Actually, her premiership has been marked by a litany of monumentally poor judgments: not seeking a consensual, soft Brexit when she had the chance; pointlessly fighting the Gina Miller court case; failing to call out the extremist ‘enemies of the people’ rhetoric; triggering Article 50 with no agreed government position; calling and fluffing the general election; signing the phase 1 agreement that she subsequently declared (as regards the Irish backstop) to be impossible; and, when belatedly softening her approach at Chequers, producing a plan that would satisfy no one. Throughout, she has mistaken stubbornness for strength. Far from being pragmatic, she has consistently backed herself – and the country – into unnecessary and impossible corners.

That remains evident in her refusal to concede even the bare possibility of another referendum (or, even, of seeking an Article 50 extension) under any circumstances whatsoever, even though this just might provide the final escape hatch from the impasse created by all these poor decisions. It would certainly be politically impossible for her to advocate such a vote now, but it is reckless not to leave it open as a contingency, however remote.

And whatever the (very considerable) political and practical obstacles to such a vote, none exists in principle. It’s manifestly absurd to say that Brexit must go ahead even if the majority no longer want it. The foreign leaders who today, rather wistfully it seems to me, said they hope for Britain to have such a vote are only articulating what almost every person I’ve spoken to in EU-27 countries thinks: surely, in the end, a way will be found to do so.
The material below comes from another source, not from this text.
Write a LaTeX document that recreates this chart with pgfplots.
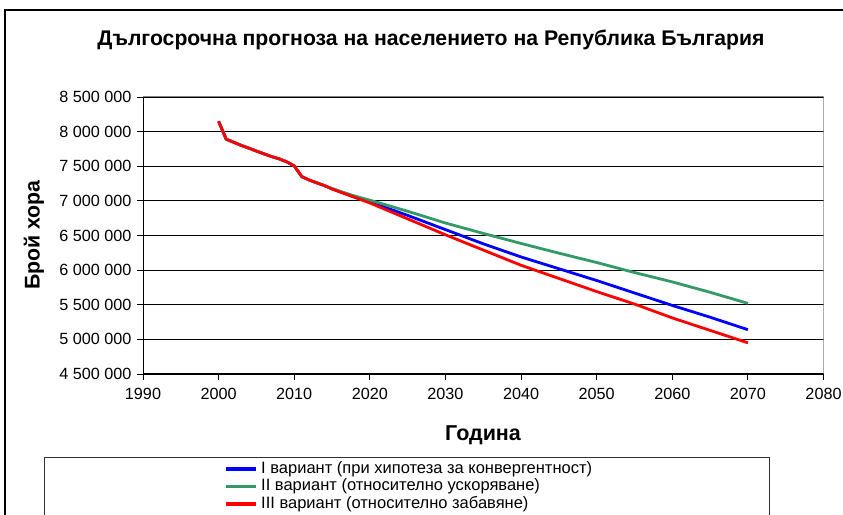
\documentclass[border=0pt]{standalone}
\usepackage{fontspec}
\setmainfont{Liberation Sans}
\usepackage{pgfplots}
\pgfplotsset{compat=1.18}
\definecolor{sgreen}{HTML}{339966}
\begin{document}
\begin{tikzpicture}[x=1bp,y=1bp]
\useasboundingbox (0,0) rectangle (843,515);
\draw[line width=1.3bp] (5,-20) -- (5,505) -- (870,505);
\node[font=\fontsize{21.2bp}{24bp}\selectfont\bfseries] at (431,475) {Дългосрочна прогноза на населението на Република България};
\node[font=\fontsize{21.5bp}{24bp}\selectfont\bfseries] at (483,80) {Година};
\node[font=\fontsize{21.3bp}{24bp}\selectfont\bfseries, rotate=90] at (34,280) {Брой хора};
\draw[line width=1bp, black!80] (44,-20) -- (44,57) -- (769,57) -- (769,-20);
\begin{axis}[
  at={(143bp,141bp)}, anchor=south west, scale only axis,
  width=680.5bp, height=277bp,
  xmin=1990, xmax=2080, ymin=4500000, ymax=8500000,
  xtick={1990,2000,2010,2020,2030,2040,2050,2060,2070,2080},
  ytick={4500000,5000000,5500000,6000000,6500000,7000000,7500000,8000000,8500000},
  scaled y ticks=false,
  axis x line*=bottom, axis y line*=left,
  axis line style={black, line width=1bp},
  tick style={black, line width=0.9bp},
  major tick length=6bp, tick align=outside,
  ymajorgrids, major grid style={black, line width=0.9bp},
  /pgf/number format/assume math mode=true,
  xticklabel style={font=\fontsize{16.2bp}{19bp}\selectfont, yshift=-5bp, /pgf/number format/.cd, 1000 sep={}},
  yticklabel style={font=\fontsize{16.2bp}{19bp}\selectfont, xshift=-2bp, /pgf/number format/.cd, fixed, precision=0, 1000 sep={\ }},
  legend style={at={(0.119,-0.311)}, anchor=north west, draw=none, fill=none,
    font=\fontsize{16.5bp}{18bp}\selectfont, inner sep=0pt, row sep=0pt, column sep=3bp,
    nodes={inner sep=0.5bp, text height=12.5bp, text depth=4bp}},
  legend cell align=left,
  legend image code/.code={\draw[#1, line width=3.5bp] (0bp,0bp) -- (30bp,0bp);},
]
\draw[gray, line width=1bp] (rel axis cs:0,1) -- (rel axis cs:1,1) -- (rel axis cs:1,0);
\addplot[blue, line width=2.8bp, line join=round] coordinates {
(2000,8149000) (2001,7891000) (2002,7846000) (2003,7801000) (2004,7761000)
(2005,7719000) (2006,7679000) (2007,7640000) (2008,7607000) (2009,7564000)
(2010,7505000) (2011,7350000) (2012,7300000) (2013,7260000) (2014,7220000)
(2015,7175000) (2016,7135000) (2017,7095000) (2018,7055000) (2019,7020000)
(2020,6985000) (2025,6790000) (2030,6585000) (2035,6380000) (2040,6190000)
(2045,6020000) (2050,5850000) (2055,5670000) (2060,5490000) (2065,5320000)
(2070,5140000)};
\addlegendentry{I вариант (при хипотеза за конвергентност)}
\addplot[sgreen, line width=2.8bp, line join=round] coordinates {
(2000,8149000) (2001,7891000) (2002,7846000) (2003,7801000) (2004,7761000)
(2005,7719000) (2006,7679000) (2007,7640000) (2008,7607000) (2009,7564000)
(2010,7505000) (2011,7350000) (2012,7300000) (2013,7260000) (2014,7220000)
(2015,7180000) (2016,7140000) (2017,7105000) (2018,7070000) (2019,7040000)
(2020,7010000) (2025,6850000) (2030,6680000) (2035,6530000) (2040,6385000)
(2045,6245000) (2050,6110000) (2055,5965000) (2060,5830000) (2065,5680000)
(2070,5520000)};
\addlegendentry{II вариант (относително ускоряване)}
\addplot[red, line width=2.8bp, line join=round] coordinates {
(2000,8149000) (2001,7891000) (2002,7846000) (2003,7801000) (2004,7761000)
(2005,7719000) (2006,7679000) (2007,7640000) (2008,7607000) (2009,7564000)
(2010,7505000) (2011,7350000) (2012,7300000) (2013,7260000) (2014,7220000)
(2015,7170000) (2016,7130000) (2017,7090000) (2018,7050000) (2019,7010000)
(2020,6970000) (2025,6740000) (2030,6510000) (2035,6290000) (2040,6070000)
(2045,5880000) (2050,5690000) (2055,5510000) (2060,5310000) (2065,5130000)
(2070,4950000)};
\addlegendentry{III вариант (относително забавяне)}
\end{axis}
\end{tikzpicture}
\end{document}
Which brings us back to the way that what is unfolding – and will continue to unfold - is entirely different to how the advocates of Brexit depicted it. The argument for another referendum has never been that the first one yielded an outcome that almost half the country didn’t want; it is that what it has set in train is nothing like what the other half of the country, who voted leave, were promised they would get.


 
Update: A quick addition in the light of subsequent events in Salzburg today, which are being reported as the EU pretty much completely undermining May by rejecting the Chequers Proposal, suggesting that no attempt was made to give her political cover at home. I don’t read it this way. The proposal was never going to be accepted, for reasons set out on this blog amongst many other places. So EU attempts to help May out were never going to take the form of such an acceptance. Instead, what they said was just a fairly polite statement of the obvious (with dipomatic references to ‘positive elements’) rather than a hostile rebuke. That it is being reported as it is in the UK reflects the way that our internal political dialogue has been allowed to become so out of kilter with reality – at the very least to the extent that absurd fantasies are pandered to as if they are as worthy of attention as any other view - that reminders of that reality appear extraordinary and outrageous. But those reminders were bound to come, and with increasing clarity as the time before Brexit shortens. More in future posts, no doubt.
 

*It might then be wondered: couldn’t the same approach apply to the land border? No, because whilst it reduces controls it doesn’t mean the complete absence of new physical infrastructure and checks. And, also, I would think, because the volumes of goods crossings on the two borders are very different. In particular, there are almost certainly far more dense supply chains that cross Ireland/NI than there are that cross NI/GB.